◆ Problem details ◆
Every line from the top of the records through the line containing "from matplotlib.lines import Line2D" should be retyped exactly; the pictures should not.

◆ Records ◆
________
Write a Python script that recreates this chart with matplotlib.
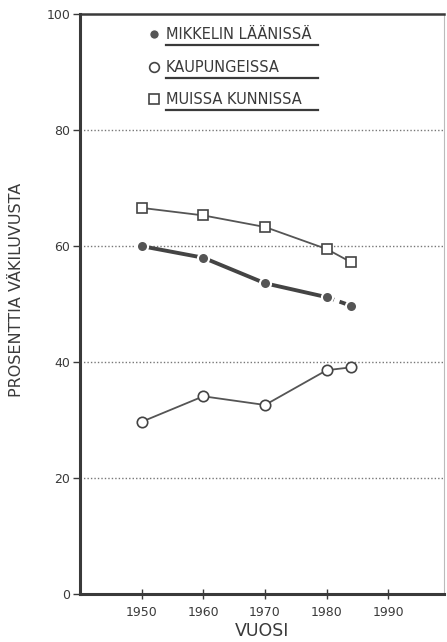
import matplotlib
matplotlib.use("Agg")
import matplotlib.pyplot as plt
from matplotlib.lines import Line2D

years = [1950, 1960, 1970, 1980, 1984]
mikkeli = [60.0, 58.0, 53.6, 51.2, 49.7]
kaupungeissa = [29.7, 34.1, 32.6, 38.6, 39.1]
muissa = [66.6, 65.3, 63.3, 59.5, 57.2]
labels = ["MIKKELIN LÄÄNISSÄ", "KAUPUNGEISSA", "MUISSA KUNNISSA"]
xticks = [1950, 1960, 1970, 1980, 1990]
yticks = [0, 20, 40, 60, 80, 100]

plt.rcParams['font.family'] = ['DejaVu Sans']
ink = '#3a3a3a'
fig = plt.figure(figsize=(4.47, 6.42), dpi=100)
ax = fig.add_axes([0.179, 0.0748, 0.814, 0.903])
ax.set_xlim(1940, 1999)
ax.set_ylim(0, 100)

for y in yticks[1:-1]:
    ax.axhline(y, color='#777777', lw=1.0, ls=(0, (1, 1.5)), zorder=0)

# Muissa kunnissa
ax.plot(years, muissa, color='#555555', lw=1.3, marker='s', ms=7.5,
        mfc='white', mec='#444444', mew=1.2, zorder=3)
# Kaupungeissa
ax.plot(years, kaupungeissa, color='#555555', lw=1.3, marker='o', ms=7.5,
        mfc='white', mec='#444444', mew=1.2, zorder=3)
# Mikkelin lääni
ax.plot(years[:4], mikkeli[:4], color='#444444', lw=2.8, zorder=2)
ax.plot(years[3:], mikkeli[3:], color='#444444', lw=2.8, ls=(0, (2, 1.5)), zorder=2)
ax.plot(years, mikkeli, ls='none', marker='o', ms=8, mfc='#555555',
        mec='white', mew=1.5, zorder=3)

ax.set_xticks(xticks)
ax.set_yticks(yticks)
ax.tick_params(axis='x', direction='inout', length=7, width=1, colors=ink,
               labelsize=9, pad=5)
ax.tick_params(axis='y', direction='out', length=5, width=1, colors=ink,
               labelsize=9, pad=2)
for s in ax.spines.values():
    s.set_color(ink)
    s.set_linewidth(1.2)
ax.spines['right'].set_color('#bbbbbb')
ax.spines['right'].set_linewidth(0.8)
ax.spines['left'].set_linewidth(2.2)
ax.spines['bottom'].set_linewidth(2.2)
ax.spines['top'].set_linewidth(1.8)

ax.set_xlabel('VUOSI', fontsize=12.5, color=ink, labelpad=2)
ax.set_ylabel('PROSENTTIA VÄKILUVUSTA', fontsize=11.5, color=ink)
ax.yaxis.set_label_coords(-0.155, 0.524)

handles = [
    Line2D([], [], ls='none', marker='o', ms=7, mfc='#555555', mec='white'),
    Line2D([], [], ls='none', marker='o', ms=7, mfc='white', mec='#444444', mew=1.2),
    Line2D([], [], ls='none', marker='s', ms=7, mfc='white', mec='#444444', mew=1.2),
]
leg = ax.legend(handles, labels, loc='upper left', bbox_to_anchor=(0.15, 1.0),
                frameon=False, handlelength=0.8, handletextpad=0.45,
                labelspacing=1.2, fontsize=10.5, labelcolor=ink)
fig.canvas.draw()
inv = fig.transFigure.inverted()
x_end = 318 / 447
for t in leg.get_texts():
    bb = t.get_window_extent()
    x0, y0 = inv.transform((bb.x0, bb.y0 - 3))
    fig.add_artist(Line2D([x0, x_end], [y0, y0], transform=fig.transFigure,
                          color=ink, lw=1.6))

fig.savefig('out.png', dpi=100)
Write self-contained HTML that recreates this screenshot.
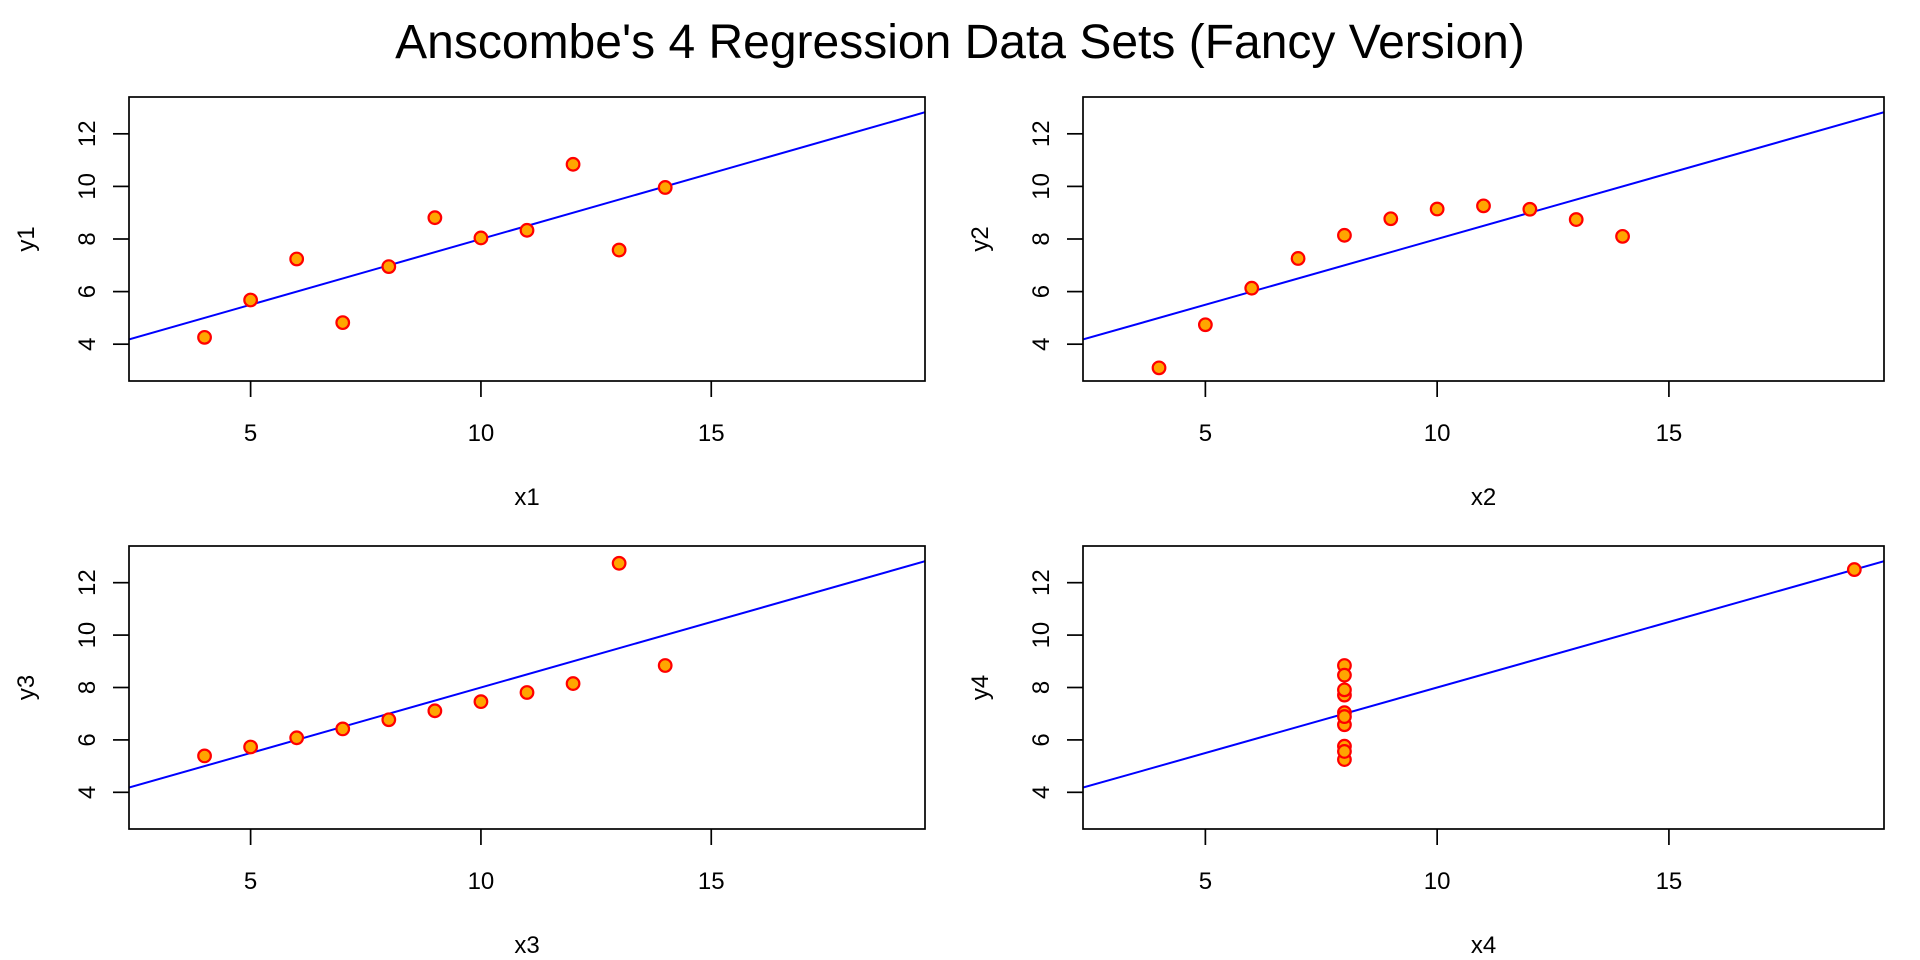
________
◆ Result of this task ◆
Write a Python script that recreates this chart with matplotlib.
import matplotlib
matplotlib.use("Agg")
import matplotlib.pyplot as plt
from matplotlib.lines import Line2D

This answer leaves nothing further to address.